L'existence d'une probable sœur était déjà assez ébranlant comme ça, surtout que nous n'avions pas de preuve tangible et que nous devions déjà gérer autre chose de plus urgent qu'une histoire familiale. Nous n'avons donc pas eu le temps de nous pencher véritablement sur cette question, ce qui m'avait empêché d'y penser et de le prendre comme un coup de massue.

Mais là... pas un oncle. Pas une sœur. Un père. Un géniteur, un daron, un papa, un tout ce que vous voulez. Un parent.

Deux semaines auparavant, j'étais orpheline jusqu'au cou. Et voilà que je pourrais presque construire une famille. C'est incroyable... mais trop d'un coup.

Une fois que le monde autour de moi ne semble plus tourner, j'ose lever la tête vers Mathéo, moins tremblante.

- Ça va ? me demande-t-il d'une voix inquiète.

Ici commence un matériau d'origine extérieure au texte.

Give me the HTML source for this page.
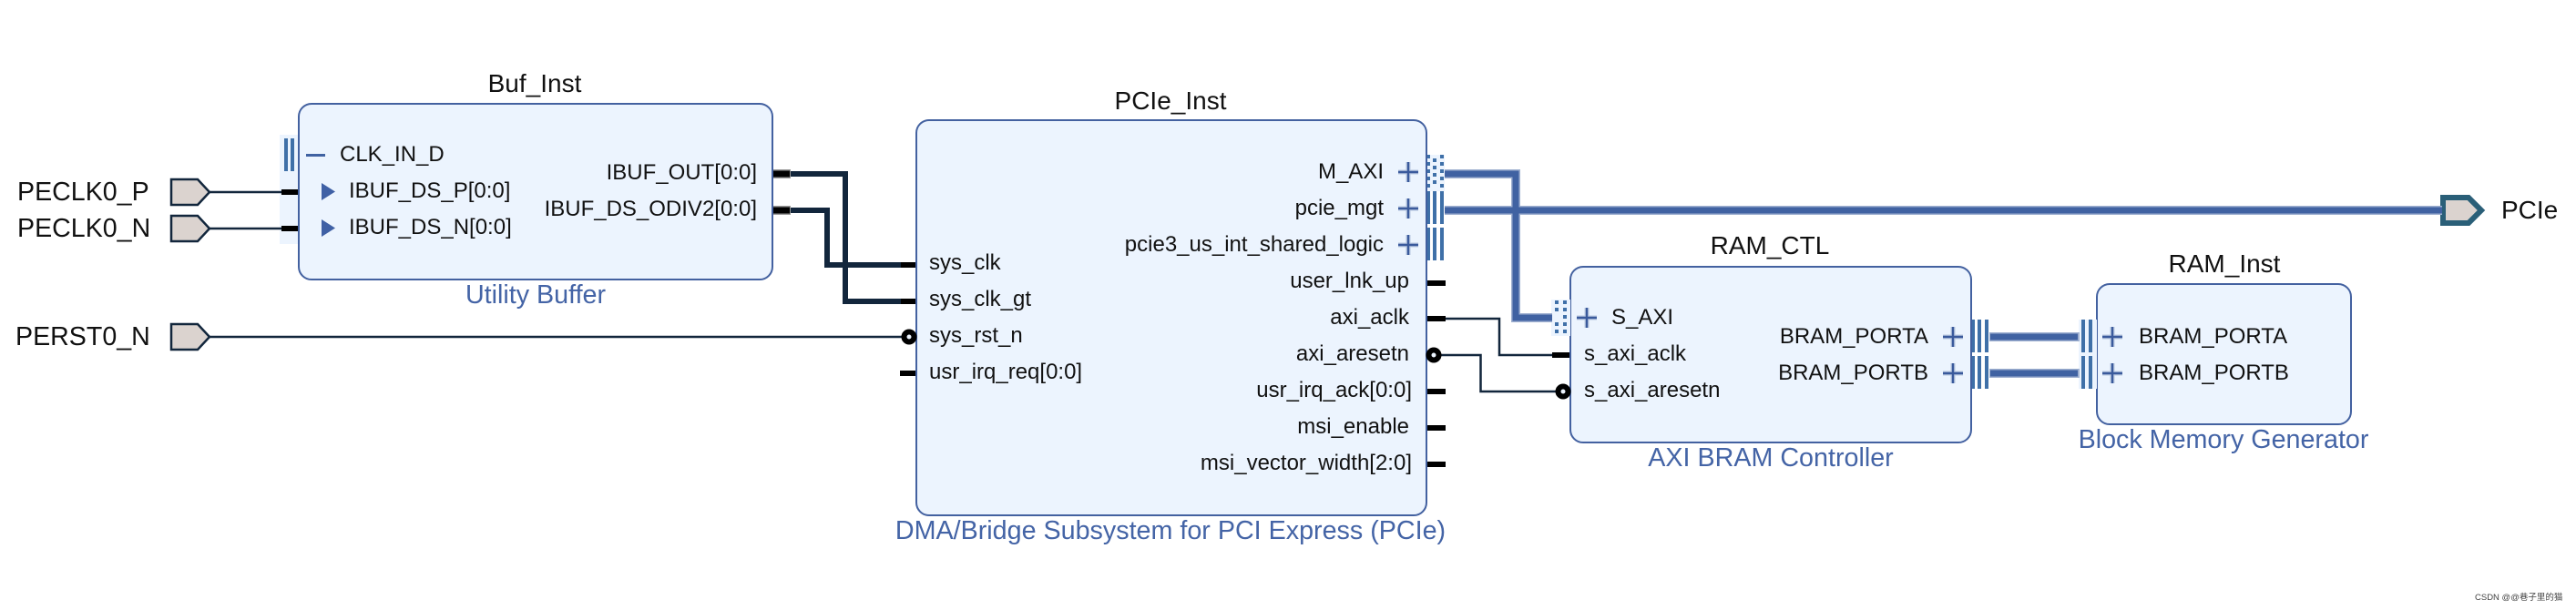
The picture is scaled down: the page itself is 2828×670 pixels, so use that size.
<!DOCTYPE html>
<html>
<head>
<meta charset="utf-8">
<title>Block Design</title>
<style>
html,body{margin:0;padding:0;background:#fff;width:2828px;height:670px;overflow:hidden}
svg{display:block}
text{font-family:"Liberation Sans","Noto Sans CJK SC",sans-serif;fill:#111}
.t{font-size:28px}
.x{font-size:28.600px}
.p{font-size:24px}
.s{font-size:28.700px;fill:#4464a6}
.m{text-anchor:middle}
.e{text-anchor:end}
.box{fill:#ecf4fe;stroke:#4361a0;stroke-width:2}
.bg{fill:#ecf4fe}
.bar{fill:#3f70a8}
.pin{fill:#dbd3cf;stroke:#12263c;stroke-width:2.5}
.w{fill:none;stroke:#12263c;stroke-width:2.5}
.bus{fill:none;stroke:#12263c;stroke-width:6}
.st{stroke:#000;stroke-width:6;fill:none}
.hl{fill:none;stroke:#9fb0d0;stroke-width:10}
.cr{fill:none;stroke:#4062a2;stroke-width:7}
.pl{fill:none;stroke:#b9c8e0;stroke-width:6}
.pk{fill:none;stroke:#3a5a9c;stroke-width:2.4}
.ci{fill:#ecf4fe;stroke:#000;stroke-width:6}
</style>
</head>
<body>
<svg width="2828" height="670" viewBox="0 0 2828 670" xmlns="http://www.w3.org/2000/svg">
<rect width="2828" height="670" fill="#fff"/>

<!-- port background for Buf_Inst -->
<rect class="bg" x="307" y="148" width="22" height="120"/>

<!-- boxes -->
<rect class="box" x="328" y="114" width="520" height="193" rx="14"/>
<rect class="box" x="1006" y="132" width="560" height="434" rx="14"/>
<rect class="box" x="1724" y="293" width="440" height="193" rx="14"/>
<rect class="box" x="2302" y="312" width="279" height="154" rx="14"/>

<!-- external input pins -->
<path class="pin" d="M188 197H217L230 211L217 225H188Z"/>
<path class="pin" d="M188 237H217L230 251L217 265H188Z"/>
<path class="pin" d="M188 356H217L230 370L217 384H188Z"/>
<path class="w" d="M230 211H310M230 251H310M230 370H990"/>
<path class="st" d="M309 211H327M309 251H327"/>

<!-- CLK_IN_D bars -->
<rect class="bar" x="312" y="152" width="4" height="36"/>
<rect class="bar" x="319" y="152" width="4" height="36"/>

<!-- Buf outputs to PCIe -->
<path class="bus" d="M866 191H928V331H990"/>
<path class="bus" d="M866 231H908V291H990"/>
<path d="M849 191H868M849 231H868" fill="none" stroke="#999" stroke-width="10"/>
<path d="M849 191H867M849 231H867" fill="none" stroke="#000" stroke-width="7"/>
<path class="st" d="M989 291H1005M989 331H1005M988 410H1005"/>
<circle class="ci" cx="998" cy="370" r="5.500"/>

<!-- Buf icons -->
<rect x="336" y="169" width="21" height="3" fill="#4062a2"/>
<path d="M353 201L368 210.500L353 220Z" fill="#3f60a5"/>
<path d="M353 241L368 250.500L353 260Z" fill="#3f60a5"/>

<!-- M_AXI port -->
<rect class="bg" x="1567" y="170" width="19" height="40"/>
<g class="bar">
<rect x="1581" y="170" width="4" height="4"/><rect x="1581" y="178" width="4" height="4"/><rect x="1581" y="186" width="4" height="4"/><rect x="1581" y="194" width="4" height="4"/><rect x="1581" y="202" width="4" height="4"/>
<rect x="1573" y="174" width="4" height="4"/><rect x="1573" y="182" width="4" height="4"/><rect x="1573" y="190" width="4" height="4"/><rect x="1573" y="198" width="4" height="4"/>
<rect x="1567" y="170" width="3" height="4"/><rect x="1567" y="178" width="3" height="4"/><rect x="1567" y="186" width="3" height="4"/><rect x="1567" y="194" width="3" height="4"/><rect x="1567" y="202" width="3" height="4"/>
</g>
<!-- pcie_mgt and shared logic bars -->
<g class="bar">
<rect x="1567" y="210" width="3" height="36"/><rect x="1573" y="210" width="4" height="36"/><rect x="1581" y="210" width="4" height="36"/>
<rect x="1567" y="250" width="3" height="36"/><rect x="1573" y="250" width="4" height="36"/><rect x="1581" y="250" width="4" height="36"/>
</g>

<!-- S_AXI port -->
<rect class="bg" x="1703" y="329" width="21" height="40"/>
<g class="bar">
<rect x="1707" y="330" width="4" height="4"/><rect x="1707" y="338" width="4" height="4"/><rect x="1707" y="354" width="4" height="4"/><rect x="1707" y="362" width="4" height="4"/>
<rect x="1716" y="330" width="4" height="4"/><rect x="1716" y="338" width="4" height="4"/><rect x="1716" y="346" width="4" height="4"/><rect x="1716" y="354" width="4" height="4"/><rect x="1716" y="362" width="4" height="4"/>
</g>

<!-- AXI nets -->
<path class="hl" d="M1586 191H1664V349H1704"/>
<path class="hl" d="M1586 231H2682"/>
<path class="cr" d="M1586 191H1664V349H1704"/>
<path class="cr" d="M1586 231H2682"/>

<!-- PCIe output pin -->
<path d="M2682 217H2710L2724 231L2710 245H2682Z" fill="#dbd3cf" stroke="#2a5f78" stroke-width="6"/>
<path class="hl" d="M2660 231H2681" style="stroke-width:10"/>
<path class="cr" d="M2660 231H2681"/>

<!-- right side stubs and wires -->
<path class="w" d="M1585 350H1646V390H1706"/>
<path class="w" d="M1582 390H1625.500V430H1708"/>
<path class="st" d="M1567 311H1587M1567 350H1587M1567 430H1587M1567 470H1587M1567 510H1587M1704 390H1723"/>
<circle class="ci" cx="1574" cy="390" r="5.500"/>
<circle class="ci" cx="1716" cy="430" r="5.500"/>

<!-- BRAM nets -->
<rect class="bg" x="2282" y="351" width="20" height="76"/>
<g class="bar">
<rect x="2165" y="351" width="3" height="36"/><rect x="2171" y="351" width="4" height="36"/><rect x="2179" y="351" width="4" height="36"/>
<rect x="2165" y="391" width="3" height="36"/><rect x="2171" y="391" width="4" height="36"/><rect x="2179" y="391" width="4" height="36"/>
<rect x="2285" y="351" width="4" height="36"/><rect x="2293" y="351" width="4" height="36"/>
<rect x="2285" y="391" width="4" height="36"/><rect x="2293" y="391" width="4" height="36"/>
</g>
<path class="hl" d="M2184 370H2283M2184 410H2283"/>
<path class="cr" d="M2185 370H2281M2185 410H2281"/>

<!-- plus icons -->
<path class="pl" d="M1535 189H1557M1546 178V200M1535 229H1557M1546 218V240M1535 269H1557M1546 258V280M1731 349H1753M1742 338V360M2133 370H2155M2144 359V381M2133 410H2155M2144 399V421M2308 370H2330M2319 359V381M2308 410H2330M2319 399V421" style="stroke-width:5"/>
<path class="pk" d="M1535 189H1557M1546 178V200M1535 229H1557M1546 218V240M1535 269H1557M1546 258V280M1731 349H1753M1742 338V360M2133 370H2155M2144 359V381M2133 410H2155M2144 399V421M2308 370H2330M2319 359V381M2308 410H2330M2319 399V421"/>

<!-- instance names -->
<text class="t m" x="587" y="101">Buf_Inst</text>
<text class="t m" x="1285" y="120">PCIe_Inst</text>
<text class="t m" x="1943" y="279">RAM_CTL</text>
<text class="t m" x="2442" y="299">RAM_Inst</text>

<!-- subtitles -->
<text class="s m" x="588" y="333">Utility Buffer</text>
<text class="s m" x="1285" y="592">DMA/Bridge Subsystem for PCI Express (PCIe)</text>
<text class="s m" x="1944" y="512">AXI BRAM Controller</text>
<text class="s m" x="2441" y="492">Block Memory Generator</text>

<!-- external labels -->
<text class="x" x="19" y="220">PECLK0_P</text>
<text class="x" x="19" y="260">PECLK0_N</text>
<text class="x" x="17" y="379">PERST0_N</text>
<text class="t" x="2746" y="240">PCIe</text>

<!-- Buf ports -->
<text class="p" x="373" y="177">CLK_IN_D</text>
<text class="p" x="383" y="217">IBUF_DS_P[0:0]</text>
<text class="p" x="383" y="257">IBUF_DS_N[0:0]</text>
<text class="p e" x="831" y="197">IBUF_OUT[0:0]</text>
<text class="p e" x="831" y="237">IBUF_DS_ODIV2[0:0]</text>

<!-- PCIe ports -->
<text class="p" x="1020" y="296">sys_clk</text>
<text class="p" x="1020" y="336">sys_clk_gt</text>
<text class="p" x="1020" y="376">sys_rst_n</text>
<text class="p" x="1020" y="416">usr_irq_req[0:0]</text>
<text class="p e" x="1519" y="196">M_AXI</text>
<text class="p e" x="1519" y="236">pcie_mgt</text>
<text class="p e" x="1519" y="276">pcie3_us_int_shared_logic</text>
<text class="p e" x="1547" y="316">user_lnk_up</text>
<text class="p e" x="1547" y="356">axi_aclk</text>
<text class="p e" x="1547" y="396">axi_aresetn</text>
<text class="p e" x="1550" y="436">usr_irq_ack[0:0]</text>
<text class="p e" x="1547" y="476">msi_enable</text>
<text class="p e" x="1550" y="516">msi_vector_width[2:0]</text>

<!-- RAM_CTL ports -->
<text class="p" x="1769" y="356">S_AXI</text>
<text class="p" x="1739" y="396">s_axi_aclk</text>
<text class="p" x="1739" y="436">s_axi_aresetn</text>
<text class="p e" x="2117" y="377">BRAM_PORTA</text>
<text class="p e" x="2117" y="417">BRAM_PORTB</text>

<!-- RAM_Inst ports -->
<text class="p" x="2348" y="377">BRAM_PORTA</text>
<text class="p" x="2348" y="417">BRAM_PORTB</text>

<!-- watermark -->
<text x="2717" y="659" style="font-size:9.500px;fill:#444">CSDN @@巷子里的猫</text>
</svg>
</body>
</html>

Je secoue la tête. J'aimerais répondre « oui » mais ce n'est pas vrai. Ça ne va pas. Ça ne va pas du tout. Mais je n'ai pas le temps de lui donner des explications que la voix de Lucie retentit à nouveau derrière moi.

- Emma...

Je sais déjà ce qui va s'ensuivre alors je fais volte-face à contrecœur, me détachant de Mathéo. Comme je m'y attendais, notre soi-disant père est derrière elle, essayant de garder une certaine contenance. Mais il a l'air aussi confus et embarrassé que nous de cette situation.